Сколь упрощенной ни выглядела бы эта картина, ее стоит воспринимать как яркий образец контристории, возможно, первый образец подобного рода в европейской мысли раннего модерна. Это был способ показать, что отношение между государством и обществом определяется не столько политическим, сколько историческим различием. И нельзя не согласиться с Ф. Фюре и М. Озуф, когда они говорят, что история, созданная Буленвилье, превратилась в «машину войны против централизированной системы управления»[137]. Примечательно то, что эта «машина» была изобретена в условиях практически полной политической беспомощности ее автора и того «общества», к которому он себя относил. Но этим, по-видимому, и объясняется причина ее эффективности. Разрыв между историческими претензиями к центральной власти и способностью удовлетворить их политическими методами у Буленвилье настолько разителен, что его преодоление могло бы состояться только за счет какой-то новой историцистской идеологии («войны рас» или классовой борьбы), чуждой контексту философской и политической культуры, к которой принадлежал этот дворянский мыслитель[138]. Велико искушение рассматривать его как предтечу или вдохновителя подобной идеологии, если учитывать, насколько востребованной оказалась созданная им «машина войны» в политических битвах, развернувшихся накануне и после Революции. Однако поступать так — значит продолжать мыслить изобретенную им историю диалектически, утилитарно, забывая о том непроходимом различии между обществом и государством, которое научил нас видеть Фуко, даже если сам он сумел поверить в него только на каком-то небольшом отрезке своей биографии.
Сообщество: идея без истории
Предлагаемые заметки основаны на прочтении сообщества, восходящем к началу 1980-х годов и состоявшемся в среде французских интеллектуалов. Именно к этому времени, а еще точнее — к 1983 году относится философский диалог Жан-Люка Нанси и Мориса Бланшо: первый пишет текст под названием «Неработающее сообщество» («La communauté désoeuvrée») и публикует его в четвертом номере журнала «Аléа», второй отвечает книжкой «Неописуемое сообщество» («La communauté inavouable»), реагируя прямым образом на размышления Нанси. Слово, которое использует Нанси — «désoeuvré» (неработающий, непроизводящий, праздный) — и которое становится одной из главных характеристик его новой философии совместности, позаимствовано у Бланшо.
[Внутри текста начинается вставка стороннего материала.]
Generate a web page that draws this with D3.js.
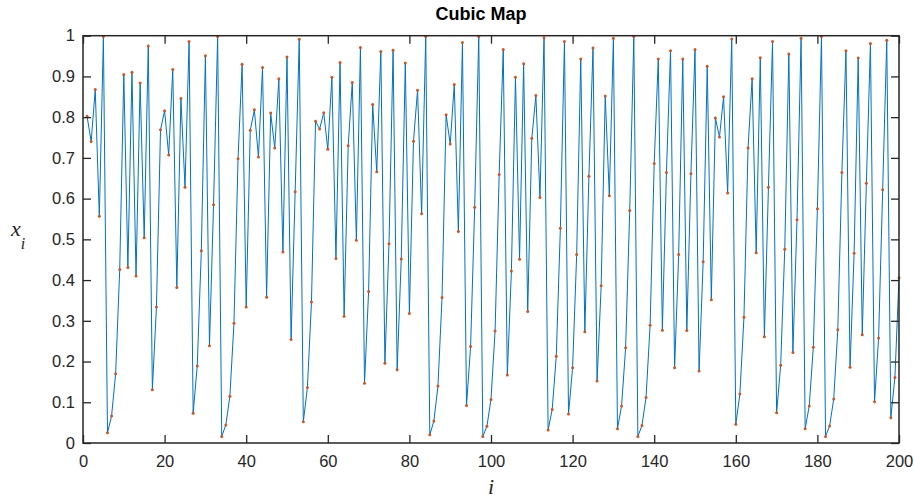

В русском языке слегка теряется привкус «oeuvre», связанный с «творением», то есть с результирующим набором «сочинений» и «трудов». Но остается план «отказа от работы» — эту «непроизводительность», только понятую уже как невозможность мыслить сущность, а вместе с ней и (само)идентичность, будет тщательно исследовать Нанси. Однако, прежде чем обратиться к диалогу о сообществе, необходимо ввести различие между историческим контекстом и содержанием рассматриваемой здесь идеи, притом что само «сообщество» с трудом вписывается в разряд традиционно используемых понятий и идей.